The latest episode of The Magicians begins with a newly returned, and blinded, headmaster giving a lecture on how dangerous magic can be because it has the power to change you into something other than yourself, and though this latest episode is rife with examples of that theme, it also, unfortunately, contains a whole lot of Alice, and suffers tremendously because of it.
After Quentin, always the outcast misfit, joins the Physical Kids because there was “extra room” in their group, he and Alice continue her quest to figure out what made her brother mysteriously disappear from Brakebills five years earlier. Apparently, they can’t learn their lesson about messing around with magic that hasn’t been taught to them yet because they keep on fucking shit up. If I had brought the Beast onto the grounds accidentally, I probably would take a break from trying to summon my lost brother for a little bit, but not Alice. She keeps trucking along with her plan to raise her brother from the dead.
Even after they summon a haunting at the fountain pool that injures two other students, Alice can’t let it go and continues her search for information and summoning spells. With the help of another classmate, Margo, they track down Emily Greenstreet, who was friends with Alice’s brother Charlie while they were at Brakebills together but has since “gone full Muggle.” I do like the little Harry Potter references throughout because it gives a nice little nod to the inspiration for the story and shows that the creators are self- aware enough to realize how closely the original idea is to the Harry Potter series—though if you’re expecting a complete rip-off, thankfully, the books take a complete left turn away from Hogwarts eventually.

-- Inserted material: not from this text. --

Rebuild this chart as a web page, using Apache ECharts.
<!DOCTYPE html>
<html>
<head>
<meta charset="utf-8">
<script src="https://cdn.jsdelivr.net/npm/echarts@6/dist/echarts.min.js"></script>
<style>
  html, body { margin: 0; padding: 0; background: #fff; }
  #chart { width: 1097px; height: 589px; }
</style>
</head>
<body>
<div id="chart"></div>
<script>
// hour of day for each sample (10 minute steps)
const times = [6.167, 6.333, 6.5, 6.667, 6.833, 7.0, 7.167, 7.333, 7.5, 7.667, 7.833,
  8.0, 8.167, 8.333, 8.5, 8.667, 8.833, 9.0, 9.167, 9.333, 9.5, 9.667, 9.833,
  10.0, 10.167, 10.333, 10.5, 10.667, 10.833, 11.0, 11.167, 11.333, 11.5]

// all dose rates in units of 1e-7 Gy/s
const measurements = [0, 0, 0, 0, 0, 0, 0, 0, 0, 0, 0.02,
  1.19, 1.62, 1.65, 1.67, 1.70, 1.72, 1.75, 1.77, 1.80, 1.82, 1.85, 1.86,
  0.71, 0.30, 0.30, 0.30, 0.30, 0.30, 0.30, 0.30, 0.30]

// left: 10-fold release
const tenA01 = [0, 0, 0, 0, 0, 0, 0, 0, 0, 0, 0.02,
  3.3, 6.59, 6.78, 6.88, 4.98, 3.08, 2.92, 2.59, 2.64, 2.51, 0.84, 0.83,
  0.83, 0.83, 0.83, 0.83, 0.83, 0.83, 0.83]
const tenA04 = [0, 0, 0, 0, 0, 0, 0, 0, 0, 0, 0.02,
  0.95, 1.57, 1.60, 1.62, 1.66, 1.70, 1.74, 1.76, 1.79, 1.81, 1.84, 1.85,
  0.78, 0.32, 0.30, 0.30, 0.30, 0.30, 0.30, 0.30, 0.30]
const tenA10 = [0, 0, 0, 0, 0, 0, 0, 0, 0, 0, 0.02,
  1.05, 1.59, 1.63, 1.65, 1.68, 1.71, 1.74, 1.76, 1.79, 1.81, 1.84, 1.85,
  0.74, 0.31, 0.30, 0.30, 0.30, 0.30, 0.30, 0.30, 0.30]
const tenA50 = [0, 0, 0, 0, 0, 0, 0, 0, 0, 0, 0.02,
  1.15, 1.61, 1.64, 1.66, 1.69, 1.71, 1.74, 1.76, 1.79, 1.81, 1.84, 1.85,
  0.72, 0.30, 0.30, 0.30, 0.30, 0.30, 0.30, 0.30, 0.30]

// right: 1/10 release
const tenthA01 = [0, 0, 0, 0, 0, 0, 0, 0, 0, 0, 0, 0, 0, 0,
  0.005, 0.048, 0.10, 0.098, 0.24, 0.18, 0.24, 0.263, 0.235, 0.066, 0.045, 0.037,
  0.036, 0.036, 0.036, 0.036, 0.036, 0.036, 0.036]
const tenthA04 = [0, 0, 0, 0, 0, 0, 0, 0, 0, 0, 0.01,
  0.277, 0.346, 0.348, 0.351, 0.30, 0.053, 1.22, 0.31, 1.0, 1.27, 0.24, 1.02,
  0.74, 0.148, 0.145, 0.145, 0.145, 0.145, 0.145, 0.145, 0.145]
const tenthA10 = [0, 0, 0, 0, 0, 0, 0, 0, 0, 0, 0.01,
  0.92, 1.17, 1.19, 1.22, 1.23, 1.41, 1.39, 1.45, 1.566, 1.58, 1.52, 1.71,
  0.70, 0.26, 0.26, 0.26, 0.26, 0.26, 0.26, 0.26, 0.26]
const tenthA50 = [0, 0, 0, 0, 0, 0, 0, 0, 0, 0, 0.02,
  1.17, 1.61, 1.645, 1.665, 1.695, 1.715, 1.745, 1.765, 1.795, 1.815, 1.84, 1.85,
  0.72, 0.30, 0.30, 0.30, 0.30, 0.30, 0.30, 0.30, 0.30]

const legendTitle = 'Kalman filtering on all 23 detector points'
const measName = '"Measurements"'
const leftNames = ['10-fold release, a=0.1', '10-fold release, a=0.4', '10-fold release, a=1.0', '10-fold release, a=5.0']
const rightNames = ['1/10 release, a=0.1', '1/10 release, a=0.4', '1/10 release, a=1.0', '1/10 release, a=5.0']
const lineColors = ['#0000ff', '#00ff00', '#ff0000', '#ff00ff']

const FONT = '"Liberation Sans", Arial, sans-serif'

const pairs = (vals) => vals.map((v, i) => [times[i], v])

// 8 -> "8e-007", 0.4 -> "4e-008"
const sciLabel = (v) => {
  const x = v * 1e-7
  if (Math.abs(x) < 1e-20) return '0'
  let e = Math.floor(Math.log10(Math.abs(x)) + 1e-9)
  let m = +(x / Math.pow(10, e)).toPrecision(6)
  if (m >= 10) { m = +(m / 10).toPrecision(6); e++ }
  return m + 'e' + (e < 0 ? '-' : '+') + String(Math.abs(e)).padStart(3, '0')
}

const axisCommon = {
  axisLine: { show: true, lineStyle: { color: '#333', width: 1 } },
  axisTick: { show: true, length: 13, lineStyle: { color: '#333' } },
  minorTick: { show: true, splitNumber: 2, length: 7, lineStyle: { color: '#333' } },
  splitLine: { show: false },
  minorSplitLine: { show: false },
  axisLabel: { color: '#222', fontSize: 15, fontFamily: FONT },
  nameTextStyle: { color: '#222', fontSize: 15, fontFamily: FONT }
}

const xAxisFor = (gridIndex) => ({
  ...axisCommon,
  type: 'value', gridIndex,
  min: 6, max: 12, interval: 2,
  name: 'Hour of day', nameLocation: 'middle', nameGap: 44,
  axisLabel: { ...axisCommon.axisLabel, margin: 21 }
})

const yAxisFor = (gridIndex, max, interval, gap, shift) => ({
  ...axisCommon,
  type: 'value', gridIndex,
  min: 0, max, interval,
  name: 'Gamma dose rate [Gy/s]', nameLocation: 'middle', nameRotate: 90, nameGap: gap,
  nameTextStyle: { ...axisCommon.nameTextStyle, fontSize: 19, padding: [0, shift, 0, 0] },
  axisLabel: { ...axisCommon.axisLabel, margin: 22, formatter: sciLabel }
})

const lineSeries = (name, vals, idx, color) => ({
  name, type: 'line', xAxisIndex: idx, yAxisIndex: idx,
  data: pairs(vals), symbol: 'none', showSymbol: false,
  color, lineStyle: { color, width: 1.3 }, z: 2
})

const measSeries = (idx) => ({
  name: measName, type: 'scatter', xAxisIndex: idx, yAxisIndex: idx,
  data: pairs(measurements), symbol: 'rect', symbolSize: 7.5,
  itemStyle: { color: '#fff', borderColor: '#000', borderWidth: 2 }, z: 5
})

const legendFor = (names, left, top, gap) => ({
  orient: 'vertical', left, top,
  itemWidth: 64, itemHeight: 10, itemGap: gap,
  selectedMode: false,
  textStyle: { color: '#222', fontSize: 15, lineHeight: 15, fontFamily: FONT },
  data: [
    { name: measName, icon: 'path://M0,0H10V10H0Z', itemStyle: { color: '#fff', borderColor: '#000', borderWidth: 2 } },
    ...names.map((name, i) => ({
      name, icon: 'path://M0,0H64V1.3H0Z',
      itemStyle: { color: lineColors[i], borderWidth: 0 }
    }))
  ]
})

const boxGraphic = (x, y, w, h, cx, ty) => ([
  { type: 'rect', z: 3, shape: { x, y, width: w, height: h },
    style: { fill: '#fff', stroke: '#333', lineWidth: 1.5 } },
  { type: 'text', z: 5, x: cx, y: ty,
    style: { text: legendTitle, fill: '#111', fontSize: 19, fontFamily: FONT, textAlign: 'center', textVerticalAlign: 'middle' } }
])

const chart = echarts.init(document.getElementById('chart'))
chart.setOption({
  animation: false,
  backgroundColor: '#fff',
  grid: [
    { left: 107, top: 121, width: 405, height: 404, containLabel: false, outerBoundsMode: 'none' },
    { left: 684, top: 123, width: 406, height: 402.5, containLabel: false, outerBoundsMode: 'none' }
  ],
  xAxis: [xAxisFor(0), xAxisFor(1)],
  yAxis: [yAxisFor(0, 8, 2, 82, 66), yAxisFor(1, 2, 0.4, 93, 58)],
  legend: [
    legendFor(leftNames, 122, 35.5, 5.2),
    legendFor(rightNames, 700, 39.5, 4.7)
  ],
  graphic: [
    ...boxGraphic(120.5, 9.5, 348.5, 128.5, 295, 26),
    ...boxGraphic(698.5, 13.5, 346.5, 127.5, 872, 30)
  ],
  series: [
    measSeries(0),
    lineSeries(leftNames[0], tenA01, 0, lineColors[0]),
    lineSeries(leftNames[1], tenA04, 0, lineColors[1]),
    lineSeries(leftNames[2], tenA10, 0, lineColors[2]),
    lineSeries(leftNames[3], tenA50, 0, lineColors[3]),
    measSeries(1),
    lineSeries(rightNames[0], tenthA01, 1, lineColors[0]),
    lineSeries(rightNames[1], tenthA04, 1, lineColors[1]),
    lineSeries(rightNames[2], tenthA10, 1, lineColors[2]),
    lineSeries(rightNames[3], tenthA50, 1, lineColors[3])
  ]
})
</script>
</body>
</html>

This leads to the first illustration of magic as transformational as Emily tells the story of how she tried to use magic to make herself more beautiful and ended up transforming herself into a disfigured monster. When Charlie tries to help her by piecing bits of magic spells together by himself, always a bad idea, he turns himself into a niffin, someone who has been completely consumed by magic. He basically gets eaten by blue fire and disappears.
While Alice’s storyline is playing out, Julia is also negatively transforming away from her original ambitious self by becoming consumed by magic in a more relatable way, much as one would be consumed by an addiction to drugs. The parallel is drawn explicitly when she explains her constant absences and aloofness by an addiction to Adderall that she is receiving treatment for through narcotics anonymous meetings. She wants to continue living with one foot in the magical realm and one foot in reality, but as her mentor tells her, she won’t be able to have it both ways for long.

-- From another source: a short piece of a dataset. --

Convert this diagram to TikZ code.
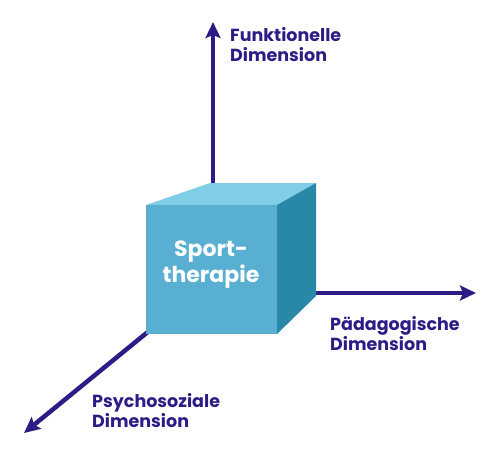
\documentclass[tikz,border=0pt]{standalone}
\usepackage{fontspec}
\setmainfont{Poppins}
\usetikzlibrary{arrows.meta}
\definecolor{axis}{HTML}{2E1C86}
\definecolor{cfront}{HTML}{58AFD2}
\definecolor{ctop}{HTML}{80CDE8}
\definecolor{cside}{HTML}{2888A8}
\tikzset{
  axisline/.style={draw=axis, line width=4.5pt, -{Stealth[length=16pt,width=15pt,inset=3pt]}},
  lbl/.style={text=axis, font=\fontsize{17.5}{20}\selectfont\bfseries, align=left, anchor=north west, inner sep=0pt},
  face/.style={draw=none}
}
\begin{document}
\begin{tikzpicture}[x=1pt,y=-1pt]
\useasboundingbox (0,0) rectangle (500,458);
\coordinate (vstart) at (213,200);
\coordinate (vend) at (213,22);
\coordinate (hstart) at (290,293);
\coordinate (hend) at (476,293);
\coordinate (dstart) at (160,322);
\coordinate (dend) at (24,433);
\draw[axisline] (vstart) -- (vend);
\draw[axisline] (hstart) -- (hend);
\draw[axisline] (dstart) -- (dend);
% cube
\fill[ctop] (146,205) -- (277,205) -- (316,183) -- (210,183) -- cycle;
\fill[cside] (277,205) -- (316,183) -- (316,296) -- (277,334) -- cycle;
\fill[cfront] (146,205) rectangle (277,334);
\node[text=white, font=\fontsize{22}{26}\selectfont\bfseries, align=center] (cube) at (211,265) {Sport-\\therapie};
\node[lbl] (funk) at (230,27) {Funktionelle\\Dimension};
\node[lbl] (paed) at (330,316) {Pädagogische\\Dimension};
\node[lbl] (psy) at (92,393) {Psychosoziale\\Dimension};
\end{tikzpicture}
\end{document}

Quentin is reunited with Julia when he and Eliot set out to find a book that was stolen from their cottage in the previous episode. He seems to have picked up Eliot’s superior attitude about magical ability when he tells Julia that she’s better than the pathetic hedge witches and their desperate attempts at magic, and that all the magic she can do basically evens out to what he considers a “party trick.” This leads to the revelation that Quentin harbors resentment towards Julia because he had a crush on her and she didn’t reciprocate his feelings. He’s basically “that guy” who gets upset about being “friend-zoned” and places all the blame on the girl for not liking him even though he’s a “nice guy” who’s actually really just a jerk.
In a role reversal from episode 1 before they realized magic existed and Quentin was obsessed with the fantasy land Fillory, it is Quentin this time who tells Julia to grow up and move on with her life. Quentin is ready to ditch Julia forever as he moves on, so he thinks, to bigger and better things. As Eliot tells him, “You found out who you are; she found out who she’s not.” I have a feeling from what Julia has shown us so far that it won’t be that simple for her.

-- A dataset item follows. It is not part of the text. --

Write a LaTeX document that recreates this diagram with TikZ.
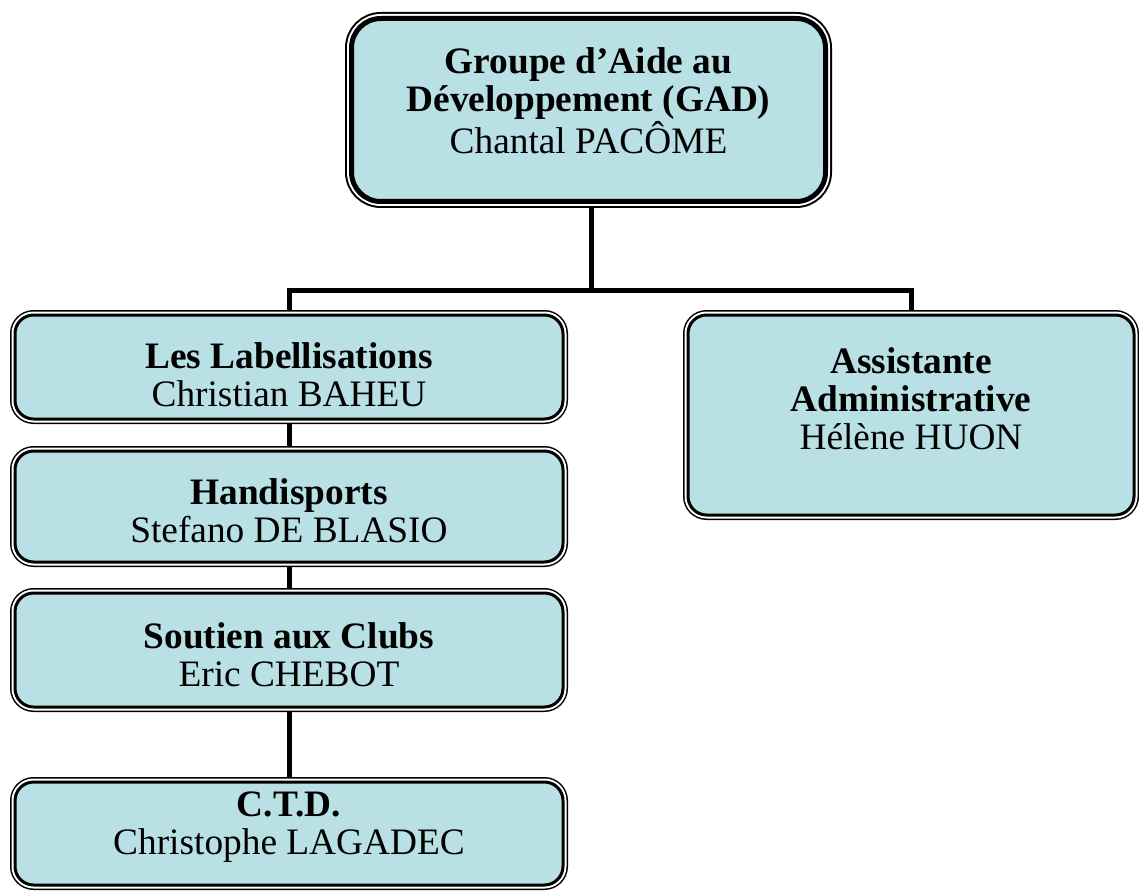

As a side plot, we find out that Penny is what they call a “traveler” who can travel to different places and worlds at will which foreshadows future travel plans for our characters further along in the season.
The episode ends back with Alice, who has hatched a plan to save her brother the niffin. Of course her plan goes horribly awry, her brother turns out to be evil now, and he tries to kill both Alice and Quentin. It’s all very tiresome. As Alice wastes time attempting to save her brother, Quentin performs a spell that traps him in a box, which enrages Alice because she wasn’t able to save her brother due to Quentin actually doing something right this time and meddling with her plan with a magical spell that, for once, was effective.
I thought an expansion of Alice’s storyline would make me like her character more because she would become more than just an underdeveloped side character, but it was just the opposite. The more screen time Alice gets, the less I like her portrayal of the character, which is a shame because the Alice in the books is extremely likeable and dynamic. At the end of the episode, when Alice leaves Brakebills, determined to not return, I was just happy to see her go, and hoping she’d stay gone.